Seit 25 Jahren lebt Gärtner in seiner Wohnung In der Rheinaue in Neuenkamp, einer der zur A40 am nächsten gelegenen Straßen überhaupt, wie er berichtet. "Es ist ein unerträglicher Lärm hier, sowohl tagsüber als auch nachts. Wenn ich mit meiner Lebensgefährtin, die bereits seit 1950 hier wohnt, im Garten sitze, dann müssen wir uns regelrecht anschreien."

"Ich freue mich schon"

Aufatmen heißt es am 18. Juli, an einem Sonntag, den Gärtner wohl als den entspanntesten Tag in seiner lauten Wohnung bezeichnen kann: Der Tag, an dem die A40 still steht. "Ich freue mich schon auf die Aktion "Still-Leben Ruhrschnellweg", dann wird endlich einmal dieser Krach aufhören", sagt er.
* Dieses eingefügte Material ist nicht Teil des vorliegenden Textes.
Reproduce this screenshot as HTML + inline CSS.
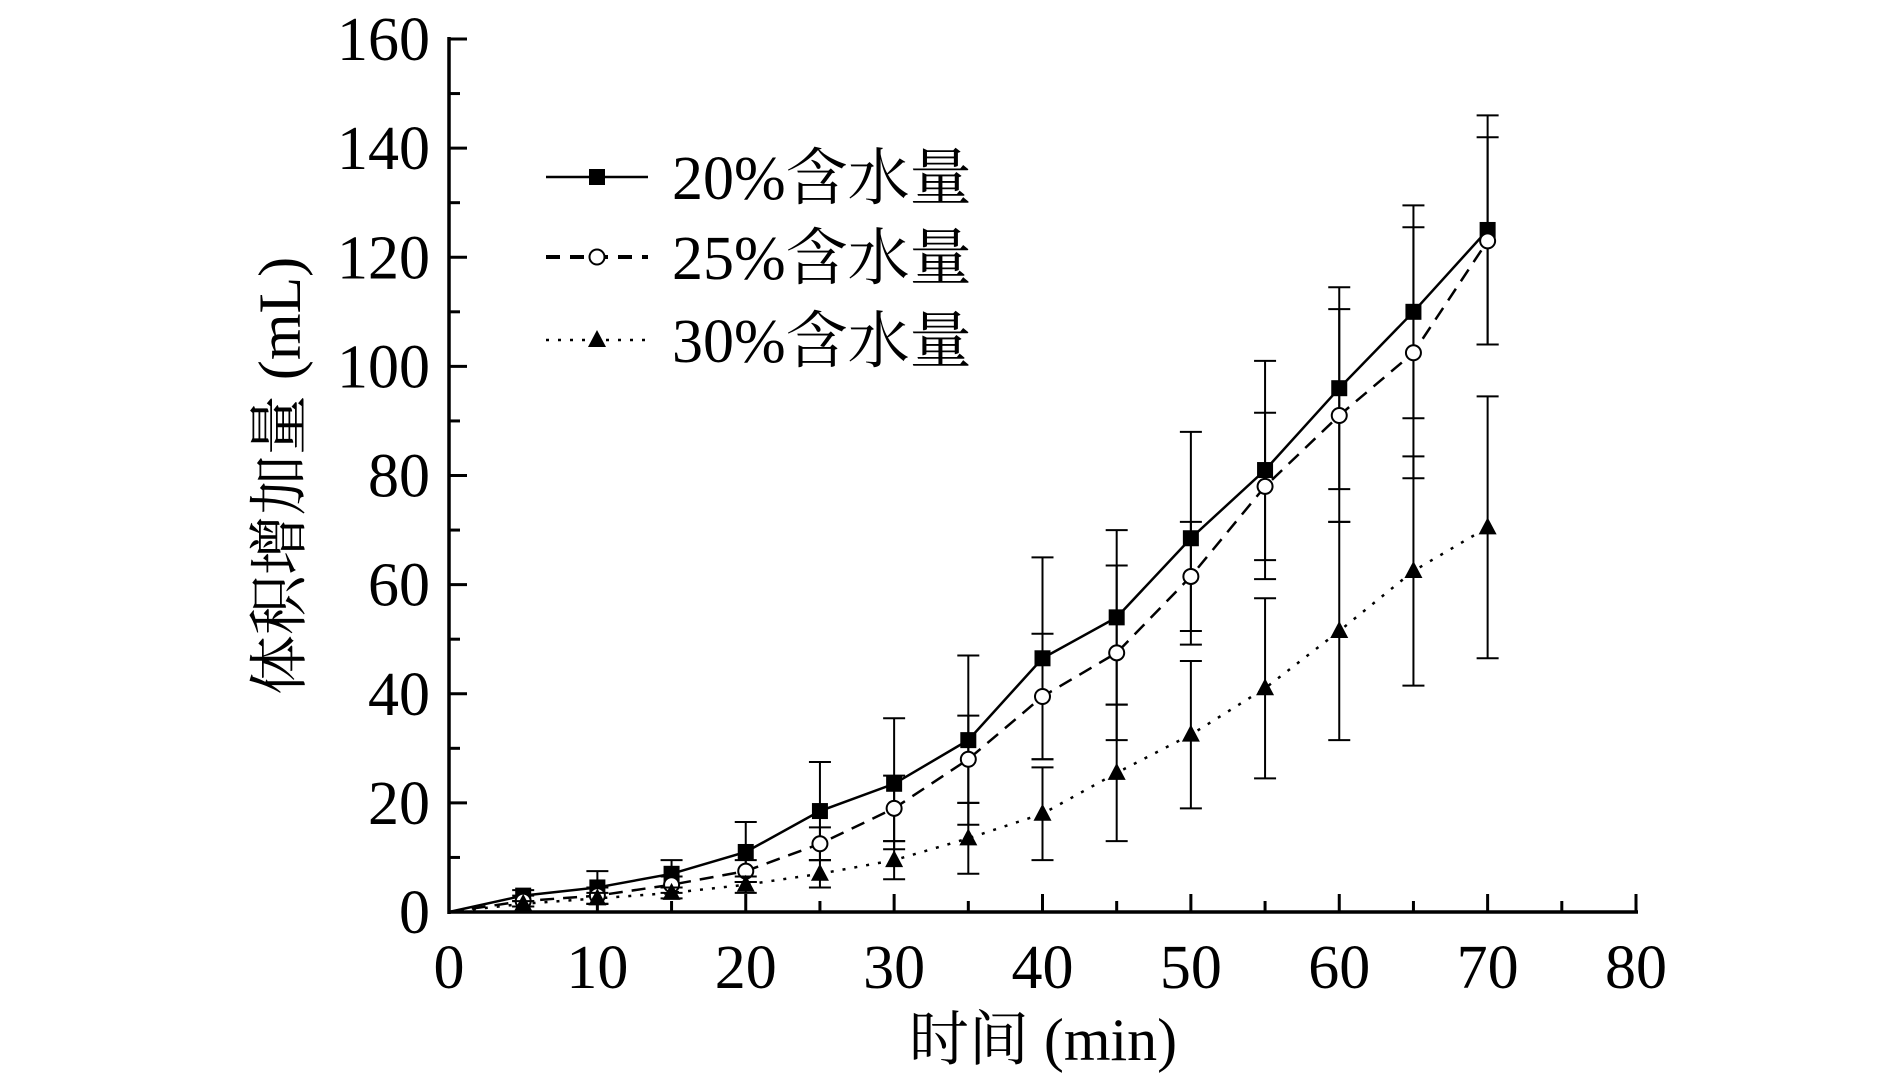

An diesem Sonntag wird die Autobahn für den motorisierten Verkehr gesperrt und auf 60 Kilometern für Fußgänger, Radfahrer und Skater geöffnet sein, die, so hofft Gärtner, einen angenehmeren "Krach" produzieren werden. Eine Verschnaufpause, von der Horst Gärtner sonst nur träumen kann. "Die Leute, die in der Nähe eines Flugplatzes leben, beschweren sich über landende und startende Flugzeuge alle paar Minuten. Bei uns ist der Lärm konstant, wir haben nie Ruhe."

Schöne Umgebung

Doch wie konnten es die beiden so lange dort aushalten? "Die Umgebung ist einfach sehr schön, nur die Lautstärke der Autobahn eben nicht." Gerade jetzt im Sommer sei es besonders schlimm, wenn nachts das Fenster offen steht, damit kühle Luft ins Schlafzimmer kommt. "Man hat sich ja auch irgendwie daran gewöhnt", gesteht er lachend ein. Und überhaupt hat Gärtner gelernt, die ungeliebte Geräuschkulisse mit Humor zu nehmen. "Ich bin ein bisschen schwerhörig und trage ein Hörgerät. Wenn es mir mal zu viel wird, dann schalte ich es einfach aus, dann ist Ruhe."

Am Tag der Aktion "Still-Leben Ruhrschnellweg" nutzt er die Gunst der Stunde und greift die Gelegenheit, einen lärmfreien Tag im Garten zu verbringen, beim Schopfe: "Das wird herrlich. Wir haben geplant, eine Gartenfete zu geben. Dank der Ruhe wird das ein sehr guter Tag."